I tried, but it felt forced.
Great insight. What do you think is behind that?
Do you feel obligated? How could you experience it as a gift, not a rule?
Do you struggle to know what’s really fun for you? Do some experimenting or tag along with some more fun friends (no offense) to see how people who play comes easier for, spend their days off.
Dig into whatever is driving that emotion and see what might be the source.
Am I supposed to bring God into it?
Great question. Thanks for asking— YES! Now, depending on how long you’ve been following God, this might look different, but here’s a scale you can consider.
C.S. Lewis said, “Gratitude is the completion of joy.” When we don’t give thanks for the good stuff in our lives, we miss part of the delight. At the very least, thank God that He wants you to have fun. He has given you the chance to enjoy something!

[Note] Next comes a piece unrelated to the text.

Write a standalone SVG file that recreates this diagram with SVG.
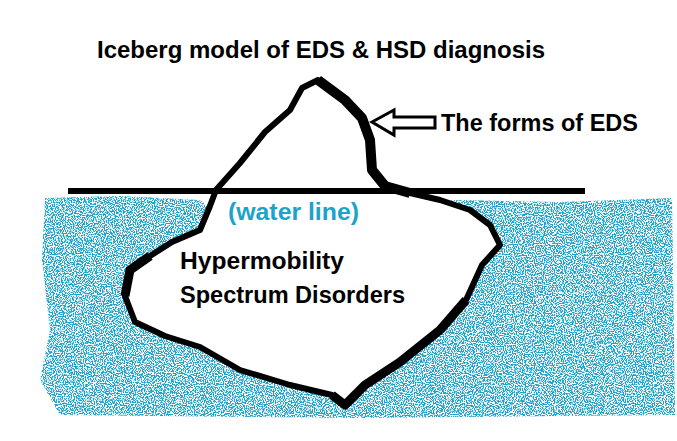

A lot of people who have been following Jesus longer spend large portions of their day focusing on Him. The more you know Him, the more being with Him (in a way that inspires you, not that you feel obligated to do) is the most refreshing thing you can do. Maybe it’s journaling or reading a book about God or listening to podcasts while you go for a run or praying or listening to worship music. However you connect with God, bring it into your day!
I’ve been doing this a while, and I like it. How do I level up? How do I create rhythms, tradition, and more excitement around it?
Personally, I think this is where it really gets fun. The more we fall into a rhythm with Sabbath and have mini traditions around it, it begins to feel more sacred. These can be small!
We always cook a big breakfast, light a candle, and play a certain song to kick off the day. We experimented with fancy tablecloths, but our kids are way too young for that. So we spread out big rolls of kid craft paper as our “table cloth” and let the kids draw during meals for the day. It’s special and only for Sabbath. We let our kids drink out of fancy cups. Maybe there’s a special drink or dessert you only buy on your Sabbath. In the summer, we have different rhythms than the winter, but having something predictable that distinguishes your day from all the others can make a huge difference.
Not only does Sabbath powerfully reset your life and lighten your stress, but you will all be more refreshed for your week. Working from a place of rest is way better than crashing from your overcrowded workweek into vegging on the weekend. It won’t refresh you after a week or even the first month, but systemically, it’s powerful. You can do this!
Process, journal or discuss the themes of this article - here's a few questions to get the ball rolling...
How To Make Sabbath The Best Day Of Your Week
Does the idea of Sabbath feel relieving, daunting or exciting? Do you sense that you’re the type to need more rest or more play? If it feels dauting, what are the aspects that feel daunting to navigate?
What are the things you would want to hustle and get done before your sabbath 24 hours begins, so that you can be free of worrying about it once it’s time to rest? (errands, specific cleaning, email responses) IF those things don’t get done— do you think you’d be able to challenge yourself to ‘leave it’ until after the 24hours is finished? If that thought gives you anxiety, ask God for His perspective on why you’re so tied to this.
Which of the authors ideas, tips or suggestions made you feel the most excited or seen? That jolt of excitement or relief was a clue as to what you need most right now, and how trusting God’s guidance can help care for your true needs. How can you carve out a plan to prioritize that thing that made you most excited? What if you make an agreement with yourself to make that one thing the non-negotiable of your week, and let everything else take shape around it, accordingly?